Short problem: Word for word, transcribe the lines below and drop the pictures.
◆ ◆ ◆
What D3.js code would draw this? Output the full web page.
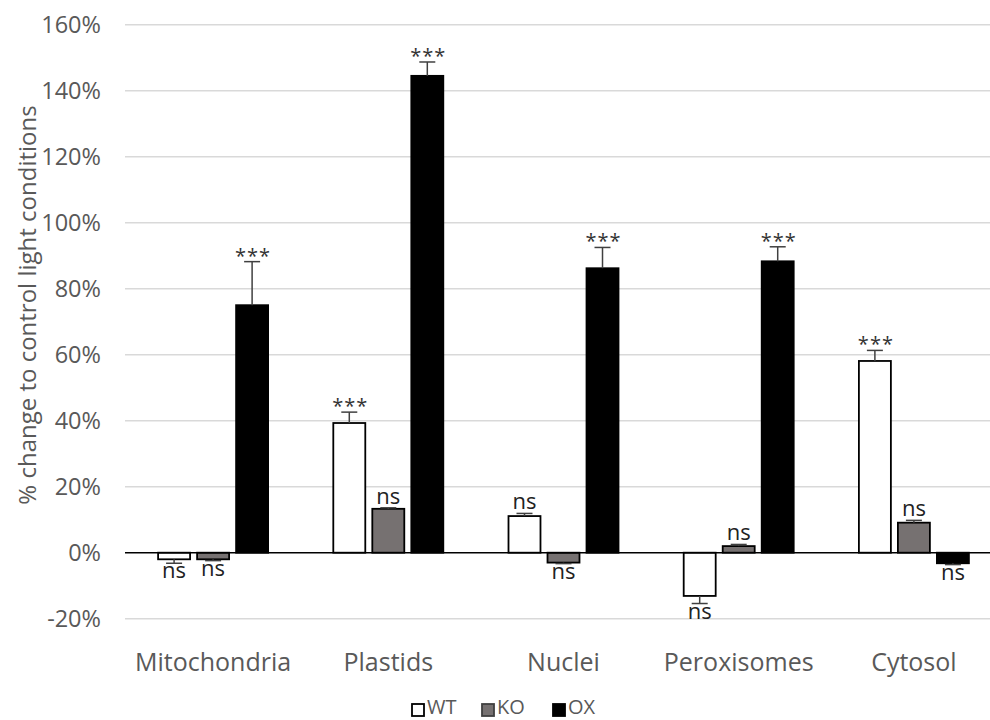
<!DOCTYPE html>
<html>
<head>
<meta charset="utf-8">
<script src="https://cdn.jsdelivr.net/npm/d3@7"></script>
<style>
  body { margin: 0; background: #fff; }
  text { font-family: "Open Sans", "Noto Sans", sans-serif; }
</style>
</head>
<body>
<div id="chart"></div>
<script>
// data (percent change)
const categories = ["Mitochondria", "Plastids", "Nuclei", "Peroxisomes", "Cytosol"];
const series = ["WT", "KO", "OX"];
const wtValues = [-2.0, 39.3, 11.1, -13.1, 58.1];
const koValues = [-2.0, 13.3, -3.0, 2.0, 9.1];
const oxValues = [75.0, 144.5, 86.2, 88.3, -3.2];
const wtErrors = [1.2, 3.3, 0.8, 2.3, 3.2];
const koErrors = [0.4, 0.3, 0.3, 0.5, 0.7];
const oxErrors = [13.2, 4.2, 6.3, 4.4, 0.4];
const wtSig = ["ns", "***", "ns", "ns", "***"];
const koSig = ["ns", "ns", "ns", "ns", "ns"];
const oxSig = ["***", "***", "***", "***", "ns"];
const yTicks = [-20, 0, 20, 40, 60, 80, 100, 120, 140, 160];

const values = { WT: wtValues, KO: koValues, OX: oxValues };
const errors = { WT: wtErrors, KO: koErrors, OX: oxErrors };
const sigs = { WT: wtSig, KO: koSig, OX: oxSig };
const fills = { WT: "#ffffff", KO: "#767171", OX: "#000000" };

const width = 990, height = 720;
const textColor = "#595959";

const svg = d3.select("#chart").append("svg")
  .attr("width", width)
  .attr("height", height);

svg.append("rect").attr("width", width).attr("height", height).attr("fill", "#fff");

const x0 = d3.scaleBand()
  .domain(categories)
  .range([125.5, 1001.5]);

const x1 = d3.scaleBand()
  .domain(series)
  .range([-55, 55])
  .paddingInner(0.18);

const y = d3.scaleLinear()
  .domain([-20, 160])
  .range([618.7, 24.7]);

// gridlines
svg.append("g")
  .selectAll("line")
  .data(yTicks.filter((t) => t !== 0))
  .join("line")
  .attr("x1", 125)
  .attr("x2", width)
  .attr("y1", (d) => y(d))
  .attr("y2", (d) => y(d))
  .attr("stroke", "#d9d9d9")
  .attr("stroke-width", 1.5);

// y tick labels
svg.append("g")
  .selectAll("text")
  .data(yTicks)
  .join("text")
  .attr("x", 101)
  .attr("y", (d) => y(d))
  .attr("dy", "0.36em")
  .attr("text-anchor", "end")
  .attr("fill", textColor)
  .style("font-size", "23.5px")
  .text((d) => d + "%");

// y axis title
svg.append("text")
  .attr("transform", `translate(36,${305}) rotate(-90)`)
  .attr("text-anchor", "middle")
  .attr("fill", textColor)
  .style("font-size", "24px")
  .text("% change to control light conditions");

// bars
const rows = [];
categories.forEach((c, i) => {
  series.forEach((s) => {
    rows.push({ cat: c, s, v: values[s][i], e: errors[s][i], sig: sigs[s][i] });
  });
});

const bx = (d) => x0(d.cat) + x0.bandwidth() / 2 + x1(d.s);

const bars = svg.append("g");
bars.selectAll("rect")
  .data(rows)
  .join("rect")
  .attr("x", bx)
  .attr("width", x1.bandwidth())
  .attr("y", (d) => y(Math.max(0, d.v)))
  .attr("height", (d) => Math.abs(y(d.v) - y(0)))
  .attr("fill", (d) => fills[d.s])
  .attr("stroke", "#000")
  .attr("stroke-width", 1.8);

// error bars, one direction away from zero
const errEnd = (d) => (d.v >= 0 ? d.v + d.e : d.v - d.e);
const eb = svg.append("g").attr("stroke", "#404040").attr("stroke-width", 1.5);
eb.selectAll("line.v")
  .data(rows)
  .join("line")
  .attr("class", "v")
  .attr("x1", (d) => bx(d) + x1.bandwidth() / 2)
  .attr("x2", (d) => bx(d) + x1.bandwidth() / 2)
  .attr("y1", (d) => y(d.v))
  .attr("y2", (d) => y(errEnd(d)));
eb.selectAll("line.cap")
  .data(rows)
  .join("line")
  .attr("class", "cap")
  .attr("x1", (d) => bx(d) + x1.bandwidth() / 2 - 8)
  .attr("x2", (d) => bx(d) + x1.bandwidth() / 2 + 8)
  .attr("y1", (d) => y(errEnd(d)))
  .attr("y2", (d) => y(errEnd(d)));

// zero line
svg.append("line")
  .attr("x1", 125)
  .attr("x2", width)
  .attr("y1", y(0))
  .attr("y2", y(0))
  .attr("stroke", "#000")
  .attr("stroke-width", 1.5);

// significance labels
svg.append("g")
  .selectAll("text")
  .data(rows)
  .join("text")
  .attr("x", (d) => bx(d) + x1.bandwidth() / 2 + (d.sig === "***" ? 1 : 0))
  .attr("y", (d) => {
    const ey = y(errEnd(d));
    if (d.sig === "***") return ey + 1;
    return d.v >= 0 ? ey - 4 : ey + 15;
  })
  .attr("text-anchor", "middle")
  .attr("fill", (d) => (d.sig === "***" ? "#333" : "#222"))
  .style("letter-spacing", (d) => (d.sig === "***" ? "1px" : null))
  .style("font-size", (d) => (d.sig === "***" ? "20px" : "22px"))
  .text((d) => d.sig);

// category labels
svg.append("g")
  .selectAll("text")
  .data(categories)
  .join("text")
  .attr("x", (d) => x0(d) + x0.bandwidth() / 2)
  .attr("y", 671)
  .attr("text-anchor", "middle")
  .attr("fill", textColor)
  .style("font-size", "25px")
  .text((d) => d);

// legend
const legendX = [412, 482, 553];
const leg = svg.append("g")
  .selectAll("g")
  .data(series)
  .join("g")
  .attr("transform", (d, i) => `translate(${legendX[i]},704)`);
leg.append("rect")
  .attr("width", 12)
  .attr("height", 12)
  .attr("fill", (d) => fills[d])
  .attr("stroke", (d) => (d === "KO" ? "#404040" : "#000"))
  .attr("stroke-width", 1.8);
leg.append("text")
  .attr("x", 15)
  .attr("y", 10)
  .attr("fill", textColor)
  .style("font-size", "20px")
  .text((d) => d);
</script>
</body>
</html>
◆ ◆ ◆
Solved problem:
What D3.js code would draw this? Output the full web page.
<!DOCTYPE html>
<html>
<head>
<meta charset="utf-8">
<script src="https://cdn.jsdelivr.net/npm/d3@7"></script>
<style>
  body { margin: 0; background: #fff; }
  text { font-family: "Open Sans", "Noto Sans", sans-serif; }
</style>
</head>
<body>
<div id="chart"></div>
<script>
// data (percent change)
const categories = ["Mitochondria", "Plastids", "Nuclei", "Peroxisomes", "Cytosol"];
const series = ["WT", "KO", "OX"];
const wtValues = [-2.0, 39.3, 11.1, -13.1, 58.1];
const koValues = [-2.0, 13.3, -3.0, 2.0, 9.1];
const oxValues = [75.0, 144.5, 86.2, 88.3, -3.2];
const wtErrors = [1.2, 3.3, 0.8, 2.3, 3.2];
const koErrors = [0.4, 0.3, 0.3, 0.5, 0.7];
const oxErrors = [13.2, 4.2, 6.3, 4.4, 0.4];
const wtSig = ["ns", "***", "ns", "ns", "***"];
const koSig = ["ns", "ns", "ns", "ns", "ns"];
const oxSig = ["***", "***", "***", "***", "ns"];
const yTicks = [-20, 0, 20, 40, 60, 80, 100, 120, 140, 160];

const values = { WT: wtValues, KO: koValues, OX: oxValues };
const errors = { WT: wtErrors, KO: koErrors, OX: oxErrors };
const sigs = { WT: wtSig, KO: koSig, OX: oxSig };
const fills = { WT: "#ffffff", KO: "#767171", OX: "#000000" };

const width = 990, height = 720;
const textColor = "#595959";

const svg = d3.select("#chart").append("svg")
  .attr("width", width)
  .attr("height", height);

svg.append("rect").attr("width", width).attr("height", height).attr("fill", "#fff");

const x0 = d3.scaleBand()
  .domain(categories)
  .range([125.5, 1001.5]);

const x1 = d3.scaleBand()
  .domain(series)
  .range([-55, 55])
  .paddingInner(0.18);

const y = d3.scaleLinear()
  .domain([-20, 160])
  .range([618.7, 24.7]);

// gridlines
svg.append("g")
  .selectAll("line")
  .data(yTicks.filter((t) => t !== 0))
  .join("line")
  .attr("x1", 125)
  .attr("x2", width)
  .attr("y1", (d) => y(d))
  .attr("y2", (d) => y(d))
  .attr("stroke", "#d9d9d9")
  .attr("stroke-width", 1.5);

// y tick labels
svg.append("g")
  .selectAll("text")
  .data(yTicks)
  .join("text")
  .attr("x", 101)
  .attr("y", (d) => y(d))
  .attr("dy", "0.36em")
  .attr("text-anchor", "end")
  .attr("fill", textColor)
  .style("font-size", "23.5px")
  .text((d) => d + "%");

// y axis title
svg.append("text")
  .attr("transform", `translate(36,${305}) rotate(-90)`)
  .attr("text-anchor", "middle")
  .attr("fill", textColor)
  .style("font-size", "24px")
  .text("% change to control light conditions");

// bars
const rows = [];
categories.forEach((c, i) => {
  series.forEach((s) => {
    rows.push({ cat: c, s, v: values[s][i], e: errors[s][i], sig: sigs[s][i] });
  });
});

const bx = (d) => x0(d.cat) + x0.bandwidth() / 2 + x1(d.s);

const bars = svg.append("g");
bars.selectAll("rect")
  .data(rows)
  .join("rect")
  .attr("x", bx)
  .attr("width", x1.bandwidth())
  .attr("y", (d) => y(Math.max(0, d.v)))
  .attr("height", (d) => Math.abs(y(d.v) - y(0)))
  .attr("fill", (d) => fills[d.s])
  .attr("stroke", "#000")
  .attr("stroke-width", 1.8);

// error bars, one direction away from zero
const errEnd = (d) => (d.v >= 0 ? d.v + d.e : d.v - d.e);
const eb = svg.append("g").attr("stroke", "#404040").attr("stroke-width", 1.5);
eb.selectAll("line.v")
  .data(rows)
  .join("line")
  .attr("class", "v")
  .attr("x1", (d) => bx(d) + x1.bandwidth() / 2)
  .attr("x2", (d) => bx(d) + x1.bandwidth() / 2)
  .attr("y1", (d) => y(d.v))
  .attr("y2", (d) => y(errEnd(d)));
eb.selectAll("line.cap")
  .data(rows)
  .join("line")
  .attr("class", "cap")
  .attr("x1", (d) => bx(d) + x1.bandwidth() / 2 - 8)
  .attr("x2", (d) => bx(d) + x1.bandwidth() / 2 + 8)
  .attr("y1", (d) => y(errEnd(d)))
  .attr("y2", (d) => y(errEnd(d)));

// zero line
svg.append("line")
  .attr("x1", 125)
  .attr("x2", width)
  .attr("y1", y(0))
  .attr("y2", y(0))
  .attr("stroke", "#000")
  .attr("stroke-width", 1.5);

// significance labels
svg.append("g")
  .selectAll("text")
  .data(rows)
  .join("text")
  .attr("x", (d) => bx(d) + x1.bandwidth() / 2 + (d.sig === "***" ? 1 : 0))
  .attr("y", (d) => {
    const ey = y(errEnd(d));
    if (d.sig === "***") return ey + 1;
    return d.v >= 0 ? ey - 4 : ey + 15;
  })
  .attr("text-anchor", "middle")
  .attr("fill", (d) => (d.sig === "***" ? "#333" : "#222"))
  .style("letter-spacing", (d) => (d.sig === "***" ? "1px" : null))
  .style("font-size", (d) => (d.sig === "***" ? "20px" : "22px"))
  .text((d) => d.sig);

// category labels
svg.append("g")
  .selectAll("text")
  .data(categories)
  .join("text")
  .attr("x", (d) => x0(d) + x0.bandwidth() / 2)
  .attr("y", 671)
  .attr("text-anchor", "middle")
  .attr("fill", textColor)
  .style("font-size", "25px")
  .text((d) => d);

// legend
const legendX = [412, 482, 553];
const leg = svg.append("g")
  .selectAll("g")
  .data(series)
  .join("g")
  .attr("transform", (d, i) => `translate(${legendX[i]},704)`);
leg.append("rect")
  .attr("width", 12)
  .attr("height", 12)
  .attr("fill", (d) => fills[d])
  .attr("stroke", (d) => (d === "KO" ? "#404040" : "#000"))
  .attr("stroke-width", 1.8);
leg.append("text")
  .attr("x", 15)
  .attr("y", 10)
  .attr("fill", textColor)
  .style("font-size", "20px")
  .text((d) => d);
</script>
</body>
</html>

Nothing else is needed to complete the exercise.